Not sure we (Nigeria) are there yet but it got me asking a few questions:
What would be the objective of un-bundling banking services?
What type of regulation would be needed to achieve this?
What are the areas (products / services) that would be un-bundled?
What would be in it for the banks / what angle would work best to get their support?
I think the problem is that Nigerian banks are not even yet at the same level of scale as foreign banks or telcos. We think they are but they are not. A typical petrol chain has more service locations than a typical Nigerian bank. They also don’t do much with their data. Retail operations are still high in demand but operational costs are high because of the nature of regulation. I don’t know why NIBSS is in the business of POS and PTSPs. They should allow truly independent ISOs and special infrastructure companies to handle those.

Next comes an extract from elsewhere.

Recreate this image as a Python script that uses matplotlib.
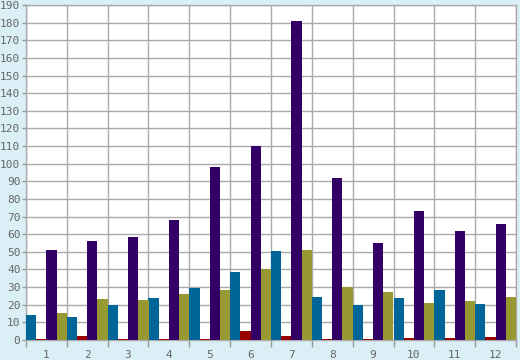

The central bank had promoted the idea of shared services in the past as a first step towards unbundling but were lukewarm about it. The regulator’s emphasis is much more on macroeconomic monetary policy and the banks are a tool of that, rather than a means of economic growth.
In the West, credit bureaus always had access to transactional data. The credit bureaus also served the banks as they do most of the retail lending. They want to democratise that as a lot more data now resides outside the bureaus.

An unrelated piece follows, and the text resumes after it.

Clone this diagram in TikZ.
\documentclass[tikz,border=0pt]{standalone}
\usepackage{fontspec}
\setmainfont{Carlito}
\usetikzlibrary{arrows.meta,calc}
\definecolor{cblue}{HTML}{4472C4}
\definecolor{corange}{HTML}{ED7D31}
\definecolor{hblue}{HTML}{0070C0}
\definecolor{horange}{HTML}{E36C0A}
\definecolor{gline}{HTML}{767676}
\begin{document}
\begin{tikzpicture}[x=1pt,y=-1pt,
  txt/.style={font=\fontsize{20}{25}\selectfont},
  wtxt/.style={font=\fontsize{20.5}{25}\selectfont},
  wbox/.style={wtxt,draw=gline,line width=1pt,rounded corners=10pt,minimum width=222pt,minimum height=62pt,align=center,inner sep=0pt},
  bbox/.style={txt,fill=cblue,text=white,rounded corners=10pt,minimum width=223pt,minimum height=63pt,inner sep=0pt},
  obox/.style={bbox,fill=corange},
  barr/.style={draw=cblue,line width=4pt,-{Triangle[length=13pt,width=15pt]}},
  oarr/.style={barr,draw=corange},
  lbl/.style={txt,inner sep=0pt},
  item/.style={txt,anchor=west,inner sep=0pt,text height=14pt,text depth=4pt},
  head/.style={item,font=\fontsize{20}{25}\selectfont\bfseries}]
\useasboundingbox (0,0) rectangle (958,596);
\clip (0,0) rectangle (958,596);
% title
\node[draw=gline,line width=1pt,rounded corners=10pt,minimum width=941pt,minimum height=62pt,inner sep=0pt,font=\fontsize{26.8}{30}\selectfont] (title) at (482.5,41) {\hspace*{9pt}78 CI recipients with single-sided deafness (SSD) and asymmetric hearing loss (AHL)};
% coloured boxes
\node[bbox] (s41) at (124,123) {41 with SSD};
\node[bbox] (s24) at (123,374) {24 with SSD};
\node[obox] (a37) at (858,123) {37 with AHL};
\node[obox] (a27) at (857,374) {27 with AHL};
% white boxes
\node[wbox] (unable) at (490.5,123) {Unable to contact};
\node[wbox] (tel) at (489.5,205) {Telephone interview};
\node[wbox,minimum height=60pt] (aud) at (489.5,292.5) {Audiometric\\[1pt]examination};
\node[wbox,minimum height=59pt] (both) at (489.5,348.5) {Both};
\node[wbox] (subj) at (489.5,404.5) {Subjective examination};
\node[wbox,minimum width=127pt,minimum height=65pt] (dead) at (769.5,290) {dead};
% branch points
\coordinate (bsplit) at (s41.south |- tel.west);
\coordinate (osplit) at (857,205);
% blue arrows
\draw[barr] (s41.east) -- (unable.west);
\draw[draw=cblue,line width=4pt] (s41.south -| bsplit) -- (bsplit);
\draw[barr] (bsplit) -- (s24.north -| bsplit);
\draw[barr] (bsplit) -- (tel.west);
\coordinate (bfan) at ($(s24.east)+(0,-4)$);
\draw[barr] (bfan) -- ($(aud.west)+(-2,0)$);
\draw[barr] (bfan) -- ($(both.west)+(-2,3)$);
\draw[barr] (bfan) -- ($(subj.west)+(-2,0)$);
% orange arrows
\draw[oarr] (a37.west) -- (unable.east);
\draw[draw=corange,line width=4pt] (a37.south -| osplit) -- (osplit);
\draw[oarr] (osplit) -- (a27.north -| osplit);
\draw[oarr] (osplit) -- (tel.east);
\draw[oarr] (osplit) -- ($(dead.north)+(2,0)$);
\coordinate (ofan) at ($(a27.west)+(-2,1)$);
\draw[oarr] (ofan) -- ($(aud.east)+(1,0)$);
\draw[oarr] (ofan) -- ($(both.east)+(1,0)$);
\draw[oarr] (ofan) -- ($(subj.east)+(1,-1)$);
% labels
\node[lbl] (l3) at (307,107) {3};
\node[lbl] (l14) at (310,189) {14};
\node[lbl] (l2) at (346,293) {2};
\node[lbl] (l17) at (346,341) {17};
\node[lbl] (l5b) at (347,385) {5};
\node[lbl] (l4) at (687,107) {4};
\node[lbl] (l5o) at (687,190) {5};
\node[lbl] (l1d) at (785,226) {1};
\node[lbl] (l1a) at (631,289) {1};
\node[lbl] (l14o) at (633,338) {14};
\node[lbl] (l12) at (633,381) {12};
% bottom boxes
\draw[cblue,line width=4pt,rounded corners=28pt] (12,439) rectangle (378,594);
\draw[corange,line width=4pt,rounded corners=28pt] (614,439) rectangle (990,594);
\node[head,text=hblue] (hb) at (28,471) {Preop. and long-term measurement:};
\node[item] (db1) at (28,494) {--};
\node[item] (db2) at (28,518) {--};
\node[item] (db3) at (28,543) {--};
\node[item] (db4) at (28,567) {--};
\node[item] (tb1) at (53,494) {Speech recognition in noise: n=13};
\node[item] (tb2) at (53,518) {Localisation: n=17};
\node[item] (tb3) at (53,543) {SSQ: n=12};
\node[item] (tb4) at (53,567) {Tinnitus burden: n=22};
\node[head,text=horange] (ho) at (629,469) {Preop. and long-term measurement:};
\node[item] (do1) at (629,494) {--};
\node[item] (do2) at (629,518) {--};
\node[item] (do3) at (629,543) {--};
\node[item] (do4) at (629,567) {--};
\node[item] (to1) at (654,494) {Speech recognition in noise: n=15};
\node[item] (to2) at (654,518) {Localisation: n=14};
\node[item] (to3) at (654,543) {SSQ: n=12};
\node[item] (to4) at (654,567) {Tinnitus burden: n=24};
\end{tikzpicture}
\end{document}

We have an economy where most of the lending is informal and within value chains. The banks only serve the top of those value chains and are merely a cash management and savings mechanism for the rest. Financial intermediation is not really an active function by the banks for a majority of the customers.

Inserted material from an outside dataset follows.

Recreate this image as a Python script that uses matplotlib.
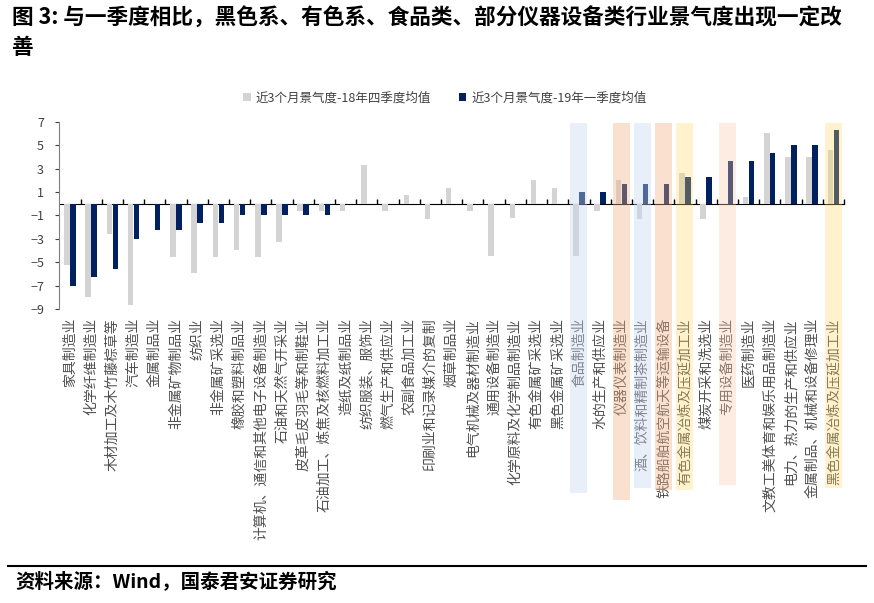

We cannot start talking about unbundling banking when the banks have not even started doing banking. We can, however talk about building new types of digital banks with better regulation. India started with Payment Banks. I think we should go in that direction as well.
Precisely where for me the real crux of the matter is. There may be some issues around privacy and ownership which for me I would argue is split between the banks and the customer (not sure what the actual regulation around this is) though I agree that a similar route like licensing Payment Banks has merit, which could actually help address issues of financial inclusion.
However am much in favour of an eco-system type of approach where 3rd party service providers are encouraged to provide better diversity as there is so much more to financial services than simply payments and deposits. The banks on their own cannot have all the answers, know what customers want all the time or constantly come up with new ways of servicing them - smaller, nimbler fintechs however can.
The beauty of the eco-system is that only the fittest survive - what this implies is that customers will get to choose and not have products forced on them and only those solutions that address their needs survive and get iterated on - making those products even better.